REQUEST
Every line in the data below from the one containing "Write a Python" down to the one containing "import pandas as pd", both included, must be retyped exactly; no other line is to appear.

GIVEN INFORMATION

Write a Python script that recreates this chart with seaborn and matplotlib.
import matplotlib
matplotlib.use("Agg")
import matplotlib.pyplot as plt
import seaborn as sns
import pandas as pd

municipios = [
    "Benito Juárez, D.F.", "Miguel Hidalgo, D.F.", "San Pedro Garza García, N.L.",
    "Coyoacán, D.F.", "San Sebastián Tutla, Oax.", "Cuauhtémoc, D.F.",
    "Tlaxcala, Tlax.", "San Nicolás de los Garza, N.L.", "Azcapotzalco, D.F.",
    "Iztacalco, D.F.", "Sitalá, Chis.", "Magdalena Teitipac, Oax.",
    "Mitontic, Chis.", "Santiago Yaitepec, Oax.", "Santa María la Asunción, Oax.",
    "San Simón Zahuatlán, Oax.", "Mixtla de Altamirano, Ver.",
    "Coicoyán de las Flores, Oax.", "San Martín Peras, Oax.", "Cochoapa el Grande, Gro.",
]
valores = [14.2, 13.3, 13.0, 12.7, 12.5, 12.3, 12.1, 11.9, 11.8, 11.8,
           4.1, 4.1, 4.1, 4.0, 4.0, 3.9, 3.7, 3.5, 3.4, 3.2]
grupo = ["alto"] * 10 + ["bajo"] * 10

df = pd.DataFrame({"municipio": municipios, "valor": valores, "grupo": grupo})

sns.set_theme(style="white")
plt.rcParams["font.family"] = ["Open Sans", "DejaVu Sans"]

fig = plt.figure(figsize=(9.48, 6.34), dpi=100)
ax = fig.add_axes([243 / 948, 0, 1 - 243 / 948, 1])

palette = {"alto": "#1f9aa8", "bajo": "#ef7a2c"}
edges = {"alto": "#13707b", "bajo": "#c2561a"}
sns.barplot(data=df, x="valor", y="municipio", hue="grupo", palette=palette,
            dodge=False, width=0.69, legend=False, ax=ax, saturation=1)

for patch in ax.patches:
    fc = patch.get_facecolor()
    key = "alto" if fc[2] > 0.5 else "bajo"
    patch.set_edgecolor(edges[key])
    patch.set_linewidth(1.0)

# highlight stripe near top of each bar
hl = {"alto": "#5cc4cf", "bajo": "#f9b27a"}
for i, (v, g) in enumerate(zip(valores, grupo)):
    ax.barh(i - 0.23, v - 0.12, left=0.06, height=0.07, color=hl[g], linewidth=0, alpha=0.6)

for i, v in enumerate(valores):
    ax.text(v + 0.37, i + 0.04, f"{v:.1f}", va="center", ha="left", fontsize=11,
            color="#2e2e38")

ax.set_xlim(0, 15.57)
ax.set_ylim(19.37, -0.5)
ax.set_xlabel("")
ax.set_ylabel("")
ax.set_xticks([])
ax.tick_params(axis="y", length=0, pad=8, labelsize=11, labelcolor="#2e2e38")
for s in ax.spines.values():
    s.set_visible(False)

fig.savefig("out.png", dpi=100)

==

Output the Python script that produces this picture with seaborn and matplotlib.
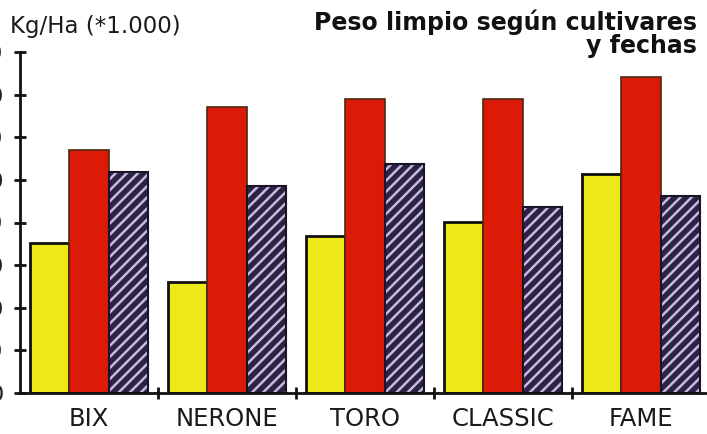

FULL RESPONSE
Write a Python script that recreates this chart with seaborn and matplotlib.
import matplotlib
matplotlib.use("Agg")
import matplotlib.pyplot as plt
import seaborn as sns
import pandas as pd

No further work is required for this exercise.